▸ Entries with chart source code:
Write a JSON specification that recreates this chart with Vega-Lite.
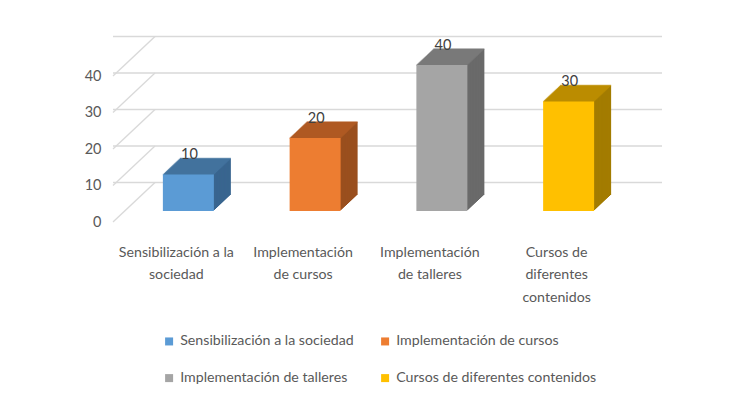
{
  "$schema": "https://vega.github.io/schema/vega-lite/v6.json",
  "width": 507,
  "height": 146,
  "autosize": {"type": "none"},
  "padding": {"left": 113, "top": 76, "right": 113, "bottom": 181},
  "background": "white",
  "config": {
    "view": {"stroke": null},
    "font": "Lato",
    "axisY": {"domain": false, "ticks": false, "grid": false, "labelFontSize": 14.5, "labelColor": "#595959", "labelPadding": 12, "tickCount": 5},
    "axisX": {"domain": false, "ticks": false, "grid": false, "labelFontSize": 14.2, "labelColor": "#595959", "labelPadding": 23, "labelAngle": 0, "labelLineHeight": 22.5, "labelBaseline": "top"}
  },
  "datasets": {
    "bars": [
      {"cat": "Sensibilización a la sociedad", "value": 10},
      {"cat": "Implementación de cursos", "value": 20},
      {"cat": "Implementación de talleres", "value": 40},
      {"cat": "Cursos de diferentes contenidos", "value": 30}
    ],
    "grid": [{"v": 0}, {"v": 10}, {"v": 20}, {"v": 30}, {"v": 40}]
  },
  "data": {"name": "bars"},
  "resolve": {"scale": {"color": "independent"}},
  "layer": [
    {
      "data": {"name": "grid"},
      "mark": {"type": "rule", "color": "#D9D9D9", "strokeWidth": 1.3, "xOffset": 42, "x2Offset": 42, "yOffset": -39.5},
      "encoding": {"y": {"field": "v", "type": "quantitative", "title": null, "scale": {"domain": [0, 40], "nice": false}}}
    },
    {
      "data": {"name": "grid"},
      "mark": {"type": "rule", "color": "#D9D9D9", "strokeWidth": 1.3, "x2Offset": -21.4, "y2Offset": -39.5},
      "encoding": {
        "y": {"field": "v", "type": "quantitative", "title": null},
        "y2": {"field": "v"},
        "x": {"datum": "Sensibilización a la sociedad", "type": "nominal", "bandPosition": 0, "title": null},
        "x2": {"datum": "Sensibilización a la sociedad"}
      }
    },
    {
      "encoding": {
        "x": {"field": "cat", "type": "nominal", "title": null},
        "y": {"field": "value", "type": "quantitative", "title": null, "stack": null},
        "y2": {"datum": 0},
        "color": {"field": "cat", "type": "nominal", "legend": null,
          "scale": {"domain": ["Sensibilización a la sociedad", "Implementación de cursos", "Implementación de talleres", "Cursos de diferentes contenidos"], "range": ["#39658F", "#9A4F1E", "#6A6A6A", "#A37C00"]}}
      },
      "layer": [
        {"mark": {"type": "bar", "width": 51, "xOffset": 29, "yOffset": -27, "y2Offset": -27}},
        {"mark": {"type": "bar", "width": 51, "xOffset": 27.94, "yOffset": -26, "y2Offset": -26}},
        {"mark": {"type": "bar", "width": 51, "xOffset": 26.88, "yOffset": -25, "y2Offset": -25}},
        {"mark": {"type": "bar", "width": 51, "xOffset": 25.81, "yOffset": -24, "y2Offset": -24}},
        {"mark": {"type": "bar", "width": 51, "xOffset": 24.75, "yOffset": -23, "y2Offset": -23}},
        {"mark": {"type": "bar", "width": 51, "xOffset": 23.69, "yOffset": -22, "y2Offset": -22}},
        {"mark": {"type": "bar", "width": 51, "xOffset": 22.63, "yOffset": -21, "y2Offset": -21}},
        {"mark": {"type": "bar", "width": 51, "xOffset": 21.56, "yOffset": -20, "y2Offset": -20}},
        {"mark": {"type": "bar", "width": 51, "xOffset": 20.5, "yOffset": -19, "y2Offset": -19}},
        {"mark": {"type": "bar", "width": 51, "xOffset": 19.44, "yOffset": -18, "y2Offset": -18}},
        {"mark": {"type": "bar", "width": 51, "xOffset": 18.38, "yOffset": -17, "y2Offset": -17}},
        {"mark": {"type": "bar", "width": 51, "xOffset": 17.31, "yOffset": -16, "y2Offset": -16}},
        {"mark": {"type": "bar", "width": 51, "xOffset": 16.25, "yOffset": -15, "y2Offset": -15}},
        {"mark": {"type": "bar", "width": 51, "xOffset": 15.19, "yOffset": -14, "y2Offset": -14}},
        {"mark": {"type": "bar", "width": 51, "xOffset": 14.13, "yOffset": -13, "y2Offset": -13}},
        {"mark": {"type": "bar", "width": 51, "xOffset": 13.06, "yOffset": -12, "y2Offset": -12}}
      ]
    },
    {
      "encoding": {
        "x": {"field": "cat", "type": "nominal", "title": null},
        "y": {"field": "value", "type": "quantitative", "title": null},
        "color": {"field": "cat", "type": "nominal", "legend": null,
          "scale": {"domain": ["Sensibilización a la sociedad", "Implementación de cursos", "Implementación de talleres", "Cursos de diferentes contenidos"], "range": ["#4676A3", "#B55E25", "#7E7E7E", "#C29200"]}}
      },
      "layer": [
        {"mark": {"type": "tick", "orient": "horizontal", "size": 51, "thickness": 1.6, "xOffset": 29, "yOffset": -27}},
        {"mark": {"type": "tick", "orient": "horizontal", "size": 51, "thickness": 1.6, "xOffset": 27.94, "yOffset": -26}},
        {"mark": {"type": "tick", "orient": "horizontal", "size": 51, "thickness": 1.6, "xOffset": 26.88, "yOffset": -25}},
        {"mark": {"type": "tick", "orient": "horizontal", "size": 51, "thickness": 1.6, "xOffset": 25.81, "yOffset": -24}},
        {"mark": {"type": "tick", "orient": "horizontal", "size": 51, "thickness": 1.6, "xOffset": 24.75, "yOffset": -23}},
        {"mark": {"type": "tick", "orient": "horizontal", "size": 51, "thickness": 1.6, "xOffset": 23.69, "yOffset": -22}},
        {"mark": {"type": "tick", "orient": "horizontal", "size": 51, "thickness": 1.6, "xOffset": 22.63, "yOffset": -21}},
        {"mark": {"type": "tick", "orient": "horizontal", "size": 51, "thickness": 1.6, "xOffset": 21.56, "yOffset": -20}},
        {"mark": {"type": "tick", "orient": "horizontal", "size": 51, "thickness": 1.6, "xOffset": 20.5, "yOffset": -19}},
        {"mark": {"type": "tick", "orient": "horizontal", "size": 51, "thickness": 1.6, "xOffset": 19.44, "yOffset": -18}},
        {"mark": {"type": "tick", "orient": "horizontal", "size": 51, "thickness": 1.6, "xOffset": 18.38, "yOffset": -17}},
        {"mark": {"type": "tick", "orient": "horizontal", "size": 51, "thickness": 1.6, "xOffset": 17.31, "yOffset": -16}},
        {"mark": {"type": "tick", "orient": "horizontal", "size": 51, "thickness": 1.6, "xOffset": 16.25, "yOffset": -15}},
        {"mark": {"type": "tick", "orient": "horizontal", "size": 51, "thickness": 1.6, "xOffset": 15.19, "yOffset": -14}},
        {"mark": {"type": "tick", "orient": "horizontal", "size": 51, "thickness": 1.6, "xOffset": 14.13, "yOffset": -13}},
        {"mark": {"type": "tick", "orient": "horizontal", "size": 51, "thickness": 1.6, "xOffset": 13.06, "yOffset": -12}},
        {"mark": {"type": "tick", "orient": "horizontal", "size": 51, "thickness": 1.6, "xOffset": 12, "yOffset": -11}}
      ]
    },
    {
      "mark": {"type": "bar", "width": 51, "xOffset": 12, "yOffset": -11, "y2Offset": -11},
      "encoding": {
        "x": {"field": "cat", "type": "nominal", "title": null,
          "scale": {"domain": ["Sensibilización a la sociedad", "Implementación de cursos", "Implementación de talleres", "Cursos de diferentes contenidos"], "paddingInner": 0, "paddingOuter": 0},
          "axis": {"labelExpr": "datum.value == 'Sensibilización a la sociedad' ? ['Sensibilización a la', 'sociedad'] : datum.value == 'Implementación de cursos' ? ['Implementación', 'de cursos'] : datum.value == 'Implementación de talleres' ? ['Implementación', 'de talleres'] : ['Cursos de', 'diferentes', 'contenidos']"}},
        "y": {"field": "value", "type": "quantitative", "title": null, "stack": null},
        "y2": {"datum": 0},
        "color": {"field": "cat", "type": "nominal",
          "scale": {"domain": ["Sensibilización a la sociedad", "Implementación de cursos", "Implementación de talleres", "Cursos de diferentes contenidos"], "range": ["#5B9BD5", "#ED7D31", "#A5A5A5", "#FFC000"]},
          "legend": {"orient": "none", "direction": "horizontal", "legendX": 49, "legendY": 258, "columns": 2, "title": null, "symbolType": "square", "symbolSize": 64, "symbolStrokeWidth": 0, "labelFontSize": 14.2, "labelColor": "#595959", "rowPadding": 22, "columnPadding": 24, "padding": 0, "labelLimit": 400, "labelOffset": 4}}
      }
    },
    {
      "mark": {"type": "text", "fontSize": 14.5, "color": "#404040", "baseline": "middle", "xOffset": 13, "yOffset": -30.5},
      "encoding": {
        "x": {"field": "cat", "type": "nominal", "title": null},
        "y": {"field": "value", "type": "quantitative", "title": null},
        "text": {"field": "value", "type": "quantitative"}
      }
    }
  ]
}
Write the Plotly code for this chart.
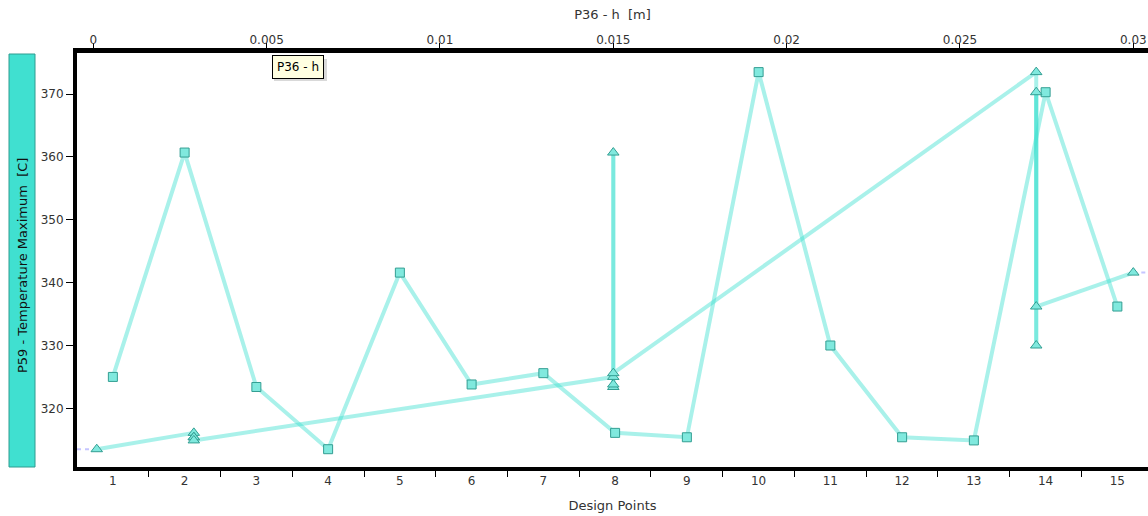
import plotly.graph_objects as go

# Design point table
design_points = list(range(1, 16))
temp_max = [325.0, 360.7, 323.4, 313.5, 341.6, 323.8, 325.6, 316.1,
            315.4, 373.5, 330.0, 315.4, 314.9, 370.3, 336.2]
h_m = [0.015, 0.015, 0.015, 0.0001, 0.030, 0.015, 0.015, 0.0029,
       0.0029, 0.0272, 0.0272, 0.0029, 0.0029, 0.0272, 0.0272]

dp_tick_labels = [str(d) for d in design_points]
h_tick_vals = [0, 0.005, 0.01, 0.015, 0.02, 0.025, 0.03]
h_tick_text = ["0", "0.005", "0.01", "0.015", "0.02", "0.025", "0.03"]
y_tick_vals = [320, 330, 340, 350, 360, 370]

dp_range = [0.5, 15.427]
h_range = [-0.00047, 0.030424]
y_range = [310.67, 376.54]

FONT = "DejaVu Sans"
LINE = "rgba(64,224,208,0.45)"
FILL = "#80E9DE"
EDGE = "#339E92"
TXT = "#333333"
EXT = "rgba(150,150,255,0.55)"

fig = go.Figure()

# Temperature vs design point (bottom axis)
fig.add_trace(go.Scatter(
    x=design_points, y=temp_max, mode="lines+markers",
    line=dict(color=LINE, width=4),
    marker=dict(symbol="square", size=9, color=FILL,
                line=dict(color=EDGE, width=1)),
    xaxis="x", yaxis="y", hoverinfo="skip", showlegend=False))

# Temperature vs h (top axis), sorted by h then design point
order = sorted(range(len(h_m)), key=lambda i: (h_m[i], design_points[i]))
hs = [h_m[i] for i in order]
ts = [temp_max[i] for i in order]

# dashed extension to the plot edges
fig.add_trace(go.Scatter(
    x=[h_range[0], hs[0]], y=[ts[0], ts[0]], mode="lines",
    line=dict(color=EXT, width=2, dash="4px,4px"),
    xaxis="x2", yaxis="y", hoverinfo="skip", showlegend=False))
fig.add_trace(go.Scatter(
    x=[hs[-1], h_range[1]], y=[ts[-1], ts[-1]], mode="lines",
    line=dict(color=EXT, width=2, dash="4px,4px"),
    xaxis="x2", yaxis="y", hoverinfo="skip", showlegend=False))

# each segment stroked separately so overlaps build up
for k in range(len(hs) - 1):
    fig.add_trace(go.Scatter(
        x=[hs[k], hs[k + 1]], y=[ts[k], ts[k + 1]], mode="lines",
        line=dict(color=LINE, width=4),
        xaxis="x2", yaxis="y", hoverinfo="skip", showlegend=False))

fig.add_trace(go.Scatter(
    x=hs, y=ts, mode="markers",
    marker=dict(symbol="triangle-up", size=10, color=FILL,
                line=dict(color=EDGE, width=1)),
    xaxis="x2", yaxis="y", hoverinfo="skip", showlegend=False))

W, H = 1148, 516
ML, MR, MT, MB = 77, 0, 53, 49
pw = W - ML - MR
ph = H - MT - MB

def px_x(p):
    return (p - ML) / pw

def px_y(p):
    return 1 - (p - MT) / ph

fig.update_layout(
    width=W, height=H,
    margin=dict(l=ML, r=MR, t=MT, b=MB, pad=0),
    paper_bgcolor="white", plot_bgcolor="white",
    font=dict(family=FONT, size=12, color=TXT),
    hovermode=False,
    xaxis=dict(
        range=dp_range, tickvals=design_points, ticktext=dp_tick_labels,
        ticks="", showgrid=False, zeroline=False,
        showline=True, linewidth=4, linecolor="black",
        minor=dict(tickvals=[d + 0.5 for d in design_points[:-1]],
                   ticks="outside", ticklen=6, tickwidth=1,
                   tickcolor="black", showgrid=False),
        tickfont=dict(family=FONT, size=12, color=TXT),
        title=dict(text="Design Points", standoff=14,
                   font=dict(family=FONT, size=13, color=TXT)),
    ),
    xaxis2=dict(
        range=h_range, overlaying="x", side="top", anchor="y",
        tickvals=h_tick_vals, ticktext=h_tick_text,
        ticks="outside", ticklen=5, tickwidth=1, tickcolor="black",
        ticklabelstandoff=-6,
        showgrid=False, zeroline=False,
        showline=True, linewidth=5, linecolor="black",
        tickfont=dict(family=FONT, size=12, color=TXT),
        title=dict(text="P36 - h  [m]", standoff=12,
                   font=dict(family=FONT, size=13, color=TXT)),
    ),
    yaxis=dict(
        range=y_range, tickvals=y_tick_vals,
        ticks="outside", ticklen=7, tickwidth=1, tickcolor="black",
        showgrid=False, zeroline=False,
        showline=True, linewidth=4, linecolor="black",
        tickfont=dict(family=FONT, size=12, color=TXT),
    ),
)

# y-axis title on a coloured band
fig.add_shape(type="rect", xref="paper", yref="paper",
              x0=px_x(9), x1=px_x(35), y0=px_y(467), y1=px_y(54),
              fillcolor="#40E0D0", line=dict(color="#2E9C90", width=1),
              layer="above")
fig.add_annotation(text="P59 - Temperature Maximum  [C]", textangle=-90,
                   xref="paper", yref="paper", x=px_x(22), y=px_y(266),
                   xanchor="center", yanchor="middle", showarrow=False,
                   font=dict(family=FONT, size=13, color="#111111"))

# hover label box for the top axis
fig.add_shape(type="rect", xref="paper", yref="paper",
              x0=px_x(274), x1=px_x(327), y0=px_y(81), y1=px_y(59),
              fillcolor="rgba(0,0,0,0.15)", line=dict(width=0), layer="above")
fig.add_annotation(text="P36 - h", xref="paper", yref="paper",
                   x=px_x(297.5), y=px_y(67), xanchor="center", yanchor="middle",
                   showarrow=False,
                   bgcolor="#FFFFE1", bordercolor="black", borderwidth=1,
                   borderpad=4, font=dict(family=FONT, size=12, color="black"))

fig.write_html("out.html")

▸ WRITTEN INSTRUCTION: Only the lines between the line with "Write the Plotly code for this chart." and the line with "0.0029, 0.0272, 0.0272, 0.0029, 0.0029, 0.0272, 0.0272]", inclusive, should be reproduced, exactly as written and without pictures.

▸ SOLUTION FOR THIS PROBLEM:
Write the Plotly code for this chart.
import plotly.graph_objects as go

# Design point table
design_points = list(range(1, 16))
temp_max = [325.0, 360.7, 323.4, 313.5, 341.6, 323.8, 325.6, 316.1,
            315.4, 373.5, 330.0, 315.4, 314.9, 370.3, 336.2]
h_m = [0.015, 0.015, 0.015, 0.0001, 0.030, 0.015, 0.015, 0.0029,
       0.0029, 0.0272, 0.0272, 0.0029, 0.0029, 0.0272, 0.0272]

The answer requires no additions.